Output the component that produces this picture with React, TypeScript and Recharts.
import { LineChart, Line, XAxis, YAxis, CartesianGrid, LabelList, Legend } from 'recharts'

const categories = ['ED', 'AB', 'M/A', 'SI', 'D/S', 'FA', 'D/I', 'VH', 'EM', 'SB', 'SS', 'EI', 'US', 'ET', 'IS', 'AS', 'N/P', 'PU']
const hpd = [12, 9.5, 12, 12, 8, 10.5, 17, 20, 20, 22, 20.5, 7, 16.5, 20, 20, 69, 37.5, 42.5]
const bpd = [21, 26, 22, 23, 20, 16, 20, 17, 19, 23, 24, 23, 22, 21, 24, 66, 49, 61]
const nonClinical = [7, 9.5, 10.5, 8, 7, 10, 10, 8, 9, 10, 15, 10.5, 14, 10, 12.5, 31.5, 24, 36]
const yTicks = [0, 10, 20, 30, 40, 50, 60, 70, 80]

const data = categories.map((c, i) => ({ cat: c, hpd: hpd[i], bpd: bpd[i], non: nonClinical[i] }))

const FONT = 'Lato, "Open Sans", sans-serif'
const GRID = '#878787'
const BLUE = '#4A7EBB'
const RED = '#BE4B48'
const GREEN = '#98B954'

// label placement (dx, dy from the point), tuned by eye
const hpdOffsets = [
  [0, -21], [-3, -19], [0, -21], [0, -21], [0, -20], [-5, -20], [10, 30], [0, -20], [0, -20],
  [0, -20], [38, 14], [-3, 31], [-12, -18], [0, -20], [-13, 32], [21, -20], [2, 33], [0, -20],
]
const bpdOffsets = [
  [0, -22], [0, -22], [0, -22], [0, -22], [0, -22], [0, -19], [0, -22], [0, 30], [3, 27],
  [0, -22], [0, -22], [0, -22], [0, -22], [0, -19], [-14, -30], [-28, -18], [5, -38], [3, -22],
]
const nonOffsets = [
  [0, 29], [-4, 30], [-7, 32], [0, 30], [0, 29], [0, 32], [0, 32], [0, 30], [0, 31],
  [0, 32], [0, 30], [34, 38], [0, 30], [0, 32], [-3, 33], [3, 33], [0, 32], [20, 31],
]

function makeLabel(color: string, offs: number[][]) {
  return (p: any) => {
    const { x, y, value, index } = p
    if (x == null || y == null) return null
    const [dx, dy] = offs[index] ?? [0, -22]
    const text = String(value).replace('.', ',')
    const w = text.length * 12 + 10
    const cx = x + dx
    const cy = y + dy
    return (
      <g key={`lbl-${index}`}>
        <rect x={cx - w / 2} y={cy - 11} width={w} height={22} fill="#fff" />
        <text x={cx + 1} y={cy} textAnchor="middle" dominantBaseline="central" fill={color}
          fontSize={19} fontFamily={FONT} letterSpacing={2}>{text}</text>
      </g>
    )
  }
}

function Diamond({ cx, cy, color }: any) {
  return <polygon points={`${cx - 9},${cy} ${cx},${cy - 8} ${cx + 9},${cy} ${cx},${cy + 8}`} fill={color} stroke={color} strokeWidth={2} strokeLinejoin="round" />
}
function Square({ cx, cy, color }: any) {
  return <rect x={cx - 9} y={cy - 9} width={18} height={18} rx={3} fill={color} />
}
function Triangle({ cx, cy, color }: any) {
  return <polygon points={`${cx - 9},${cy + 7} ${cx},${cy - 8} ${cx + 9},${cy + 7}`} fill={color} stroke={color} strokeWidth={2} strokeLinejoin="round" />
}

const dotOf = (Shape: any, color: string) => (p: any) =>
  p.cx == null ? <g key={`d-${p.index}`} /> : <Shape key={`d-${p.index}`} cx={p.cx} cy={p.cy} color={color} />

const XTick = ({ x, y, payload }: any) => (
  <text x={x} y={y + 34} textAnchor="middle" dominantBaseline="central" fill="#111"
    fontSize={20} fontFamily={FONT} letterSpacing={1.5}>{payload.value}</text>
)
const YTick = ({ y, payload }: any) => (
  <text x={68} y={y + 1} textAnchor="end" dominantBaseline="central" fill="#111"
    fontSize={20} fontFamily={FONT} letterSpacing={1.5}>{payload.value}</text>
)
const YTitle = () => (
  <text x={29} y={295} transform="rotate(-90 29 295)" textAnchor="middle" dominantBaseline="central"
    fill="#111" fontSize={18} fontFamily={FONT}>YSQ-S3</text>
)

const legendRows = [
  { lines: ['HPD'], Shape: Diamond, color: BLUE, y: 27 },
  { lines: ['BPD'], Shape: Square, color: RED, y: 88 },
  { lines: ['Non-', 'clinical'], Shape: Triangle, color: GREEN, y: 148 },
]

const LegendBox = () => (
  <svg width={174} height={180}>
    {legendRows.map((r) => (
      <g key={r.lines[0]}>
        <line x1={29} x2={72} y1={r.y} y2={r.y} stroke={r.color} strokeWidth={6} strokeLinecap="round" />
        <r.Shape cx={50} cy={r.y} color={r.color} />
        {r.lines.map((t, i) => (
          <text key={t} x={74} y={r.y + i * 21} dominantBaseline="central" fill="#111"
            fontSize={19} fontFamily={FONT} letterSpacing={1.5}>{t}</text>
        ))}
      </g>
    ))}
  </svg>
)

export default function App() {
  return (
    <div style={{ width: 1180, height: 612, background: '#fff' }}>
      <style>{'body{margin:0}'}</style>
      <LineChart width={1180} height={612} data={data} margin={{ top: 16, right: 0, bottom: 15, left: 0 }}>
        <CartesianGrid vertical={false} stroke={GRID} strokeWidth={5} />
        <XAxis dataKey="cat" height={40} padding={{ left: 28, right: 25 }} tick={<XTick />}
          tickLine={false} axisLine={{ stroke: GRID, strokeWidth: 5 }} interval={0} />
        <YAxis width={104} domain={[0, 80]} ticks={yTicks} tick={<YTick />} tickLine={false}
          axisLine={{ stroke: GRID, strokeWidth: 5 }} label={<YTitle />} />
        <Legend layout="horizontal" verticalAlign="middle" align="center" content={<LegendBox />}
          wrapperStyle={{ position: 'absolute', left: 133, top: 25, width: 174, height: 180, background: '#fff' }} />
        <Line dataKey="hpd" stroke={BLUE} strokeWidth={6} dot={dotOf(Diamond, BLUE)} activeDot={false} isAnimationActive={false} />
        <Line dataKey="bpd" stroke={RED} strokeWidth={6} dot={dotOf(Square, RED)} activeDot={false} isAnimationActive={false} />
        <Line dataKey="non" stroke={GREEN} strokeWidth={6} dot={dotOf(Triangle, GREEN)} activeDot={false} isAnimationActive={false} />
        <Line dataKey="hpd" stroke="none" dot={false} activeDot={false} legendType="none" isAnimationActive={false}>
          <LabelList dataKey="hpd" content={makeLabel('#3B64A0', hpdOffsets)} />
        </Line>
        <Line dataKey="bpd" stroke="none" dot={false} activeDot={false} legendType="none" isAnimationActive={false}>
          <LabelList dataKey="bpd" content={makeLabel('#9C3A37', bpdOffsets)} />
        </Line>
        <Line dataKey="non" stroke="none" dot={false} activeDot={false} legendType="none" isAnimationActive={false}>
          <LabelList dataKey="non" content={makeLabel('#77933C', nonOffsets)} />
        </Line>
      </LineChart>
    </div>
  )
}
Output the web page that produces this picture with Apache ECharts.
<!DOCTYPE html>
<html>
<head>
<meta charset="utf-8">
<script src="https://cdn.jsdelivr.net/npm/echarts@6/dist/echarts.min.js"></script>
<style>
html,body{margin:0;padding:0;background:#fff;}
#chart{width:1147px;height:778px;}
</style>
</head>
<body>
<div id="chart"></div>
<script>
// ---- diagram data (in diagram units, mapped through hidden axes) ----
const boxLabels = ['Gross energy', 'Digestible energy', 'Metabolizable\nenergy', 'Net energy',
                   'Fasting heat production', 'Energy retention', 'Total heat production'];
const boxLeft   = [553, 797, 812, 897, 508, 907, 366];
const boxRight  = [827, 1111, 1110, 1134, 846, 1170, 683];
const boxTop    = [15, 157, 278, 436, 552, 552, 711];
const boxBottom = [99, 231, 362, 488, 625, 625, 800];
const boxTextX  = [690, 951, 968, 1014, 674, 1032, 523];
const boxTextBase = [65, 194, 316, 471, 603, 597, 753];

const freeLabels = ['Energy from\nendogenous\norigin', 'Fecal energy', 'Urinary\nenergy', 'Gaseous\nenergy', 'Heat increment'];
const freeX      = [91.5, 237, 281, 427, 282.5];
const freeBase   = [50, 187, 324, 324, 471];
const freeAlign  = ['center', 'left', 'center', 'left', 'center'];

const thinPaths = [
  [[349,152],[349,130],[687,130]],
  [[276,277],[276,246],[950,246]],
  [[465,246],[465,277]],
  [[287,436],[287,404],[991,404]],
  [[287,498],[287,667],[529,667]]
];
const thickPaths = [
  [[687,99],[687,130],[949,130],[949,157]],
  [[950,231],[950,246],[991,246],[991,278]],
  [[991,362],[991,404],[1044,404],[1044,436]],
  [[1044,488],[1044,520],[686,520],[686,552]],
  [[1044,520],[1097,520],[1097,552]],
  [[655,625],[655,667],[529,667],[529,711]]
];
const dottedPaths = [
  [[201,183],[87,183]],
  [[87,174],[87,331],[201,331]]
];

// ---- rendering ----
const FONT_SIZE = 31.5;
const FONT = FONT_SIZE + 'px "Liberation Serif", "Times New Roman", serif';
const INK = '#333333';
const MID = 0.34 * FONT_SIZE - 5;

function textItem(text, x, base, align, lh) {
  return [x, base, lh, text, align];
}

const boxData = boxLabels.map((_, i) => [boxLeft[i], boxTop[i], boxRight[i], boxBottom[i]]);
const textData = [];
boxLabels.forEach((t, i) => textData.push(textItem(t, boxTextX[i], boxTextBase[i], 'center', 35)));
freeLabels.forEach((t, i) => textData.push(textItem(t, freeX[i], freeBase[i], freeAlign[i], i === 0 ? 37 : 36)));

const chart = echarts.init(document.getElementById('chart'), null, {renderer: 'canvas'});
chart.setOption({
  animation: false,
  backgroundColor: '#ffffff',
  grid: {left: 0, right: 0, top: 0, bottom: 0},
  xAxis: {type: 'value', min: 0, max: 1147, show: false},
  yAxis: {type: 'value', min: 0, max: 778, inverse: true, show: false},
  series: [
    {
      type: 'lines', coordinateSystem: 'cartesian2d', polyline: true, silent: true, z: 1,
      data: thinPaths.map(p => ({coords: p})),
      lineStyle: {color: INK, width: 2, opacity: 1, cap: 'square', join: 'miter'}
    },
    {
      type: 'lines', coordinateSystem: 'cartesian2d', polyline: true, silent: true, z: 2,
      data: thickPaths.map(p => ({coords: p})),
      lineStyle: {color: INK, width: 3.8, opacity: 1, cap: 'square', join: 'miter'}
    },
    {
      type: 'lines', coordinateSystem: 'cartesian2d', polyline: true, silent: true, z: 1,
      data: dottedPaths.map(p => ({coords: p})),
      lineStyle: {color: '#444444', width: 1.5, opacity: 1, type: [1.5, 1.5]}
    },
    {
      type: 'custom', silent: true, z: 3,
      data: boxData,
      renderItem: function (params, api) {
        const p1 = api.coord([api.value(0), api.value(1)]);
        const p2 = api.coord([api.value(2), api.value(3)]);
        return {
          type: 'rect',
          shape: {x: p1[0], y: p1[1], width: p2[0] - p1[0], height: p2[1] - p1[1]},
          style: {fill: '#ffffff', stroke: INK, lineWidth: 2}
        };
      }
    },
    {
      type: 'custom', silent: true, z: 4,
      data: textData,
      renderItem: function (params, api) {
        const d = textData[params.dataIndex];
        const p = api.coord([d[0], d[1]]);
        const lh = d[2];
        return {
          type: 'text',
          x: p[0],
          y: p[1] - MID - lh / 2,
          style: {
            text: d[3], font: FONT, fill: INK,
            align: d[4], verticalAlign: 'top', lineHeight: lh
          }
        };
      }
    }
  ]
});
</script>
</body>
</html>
= = = = =
Exactly as written, please reproduce the lines from the first line of the data to the line containing "CartesianGrid, LabelList, Legend", inclusive, and nothing else.

Output the component that produces this picture with React, TypeScript and Recharts.
import { LineChart, Line, XAxis, YAxis, CartesianGrid, LabelList, Legend } from 'recharts'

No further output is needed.